Mettons que, plus tard, il fasse l’effet d’un personnage brillant, qu’il commande, qu’il administre avec succès, qu’il en vienne à être satisfait de lui-même, surtout quand il aura fait de longs discours à l’aide de pensées et de mots empruntées à autrui, eh bien ! il sera malheureux quand même, s’il est ce que j’appelle un homme. Il sera toujours dans l’angoisse, atteint d’une faiblesse incurable, comme ces vieillards prématurés, victimes d’une funeste habitude.
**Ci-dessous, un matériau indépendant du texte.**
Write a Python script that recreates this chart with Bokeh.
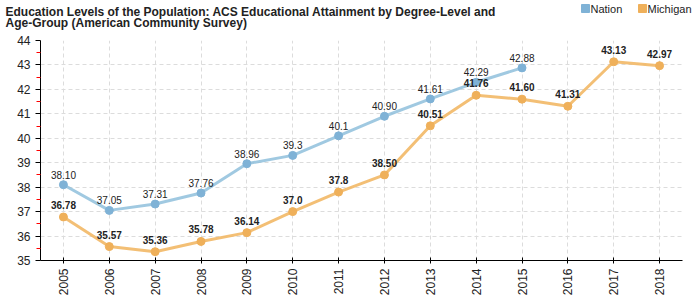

Mais quelle mère croira que tant de mal peut résulter de l’entrée dans sa maison d’une bonne française ? Elle ne sera pas seule à blâmer ma façon de voir, et pourtant j’ai dit la vérité sans aucune exagération. On va me dire que, bien au contraire, la connaissance d’une langue étrangère simplifie la vie, épargne bien des difficultés. Comment voulez-vous, ajoutera-t-on, comment voulez-vous qu’il souffre, ce jeune homme charmant, disert, élégant ? Et la mère sourira avec orgueil. Pourtant, moi j’affirme que ce gandin délicieux n’est qu’un prolétaire de l’esprit, sans sol sous ses pieds, sans racines et sans fond, un pauvre être sans consistance, flottant à tous les vents de l’Europe. Il pourra être adorablement ganté, farci de romans à la mode, mais son esprit errera dans les ténèbres éternelles, et je crois que sa maman seule sera très contente de lui.